Property advisory firm CBRE Philippines has seen the local real estate sector to benefit from the devaluation of Chinese yuan and Philippine peso.

CBRE Philippines Chair, Founder, and Chief Executive Rick Santos, in a press briefing on Thursday, said the weakening of Chinese and Philippine currencies is a big advantage for business process outsourcing (BPO) firms to locate in the Philippines.

Santos mentioned that this means robust demand in office spaces as more BPO firms will invest and expand in the country.

We see outsourcing demand from Europe, the U.S., and Australia. The weakening peso translates to higher value of their revenue, he said.

Recently, Chinese authorities moved for devaluation of the yuan to make its exports cheaper that will further push growth to its national economy.

With the move of the world’s second largest economy to devaluate its currency, Philippines peso, along with other Asian currencies also weakened.

On Wednesday, peso finished trade at Php46.35 against a dollar.

The Philippines continues to be an attractive outsourcing destination as a result of the robust demand for office space, CBRE Philippines Director Morgan McGilvary on the other hand noted.

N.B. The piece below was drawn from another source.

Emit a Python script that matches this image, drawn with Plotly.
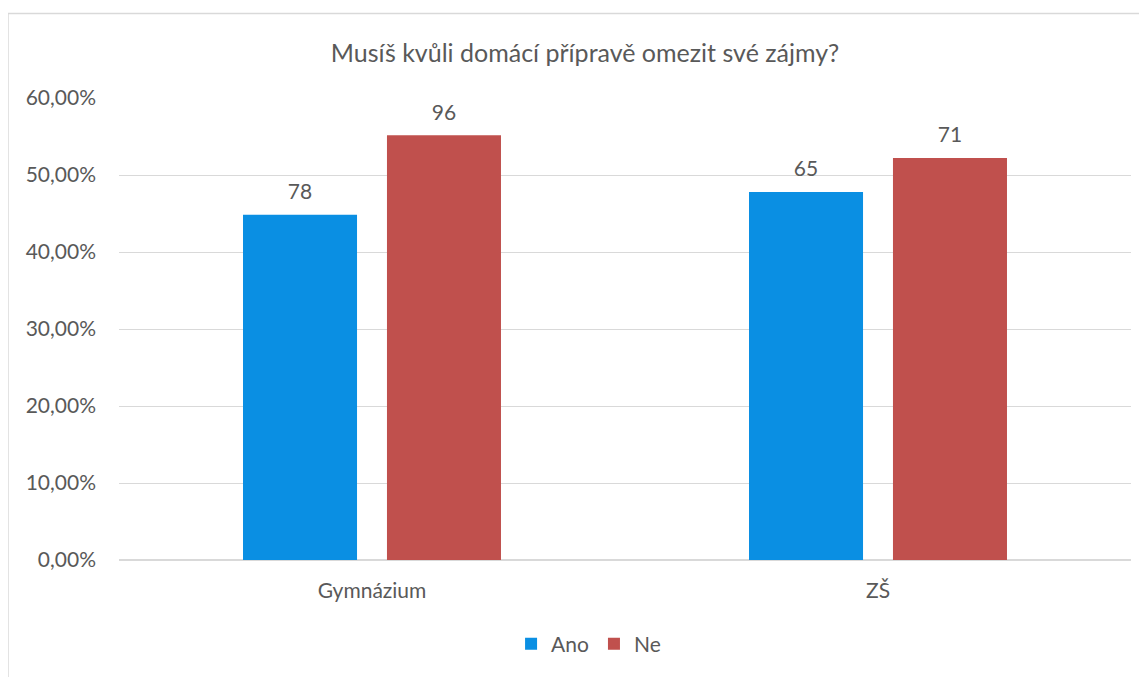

The Philippines continues to enjoy steady influx of BPO companies setting up headquarters in the country, he added.

In particular, total office occupancy rate in five central business districts (CBDs) which include Makati, Fort Bonifacio, Alabang, Quezon City, and Ortigas reached 97.1 percent in second quarter of 2015.

McGilvary said most of these office take-ups were from the BPO sector.

Aside from Metro Manila, key BPO locations in the country such as Clark in Central Luzon and Cebu in Visayas have high occupancy rates as of Q2 2015.

Office space occupancy rate in Clark reached 98.37 percent while Cebu was at 91.62 percent.

The country’s lease rate for office spaces, which is still the lowest in Asia, also attracts demand in office spaces.

For Metro Manila, lease rates only grew by 0.81 percent in Q2 2015 from Q1 2015. Lease rates in Metro Manila CBDs ranges from above Php400 to around Php1,500 per square meter.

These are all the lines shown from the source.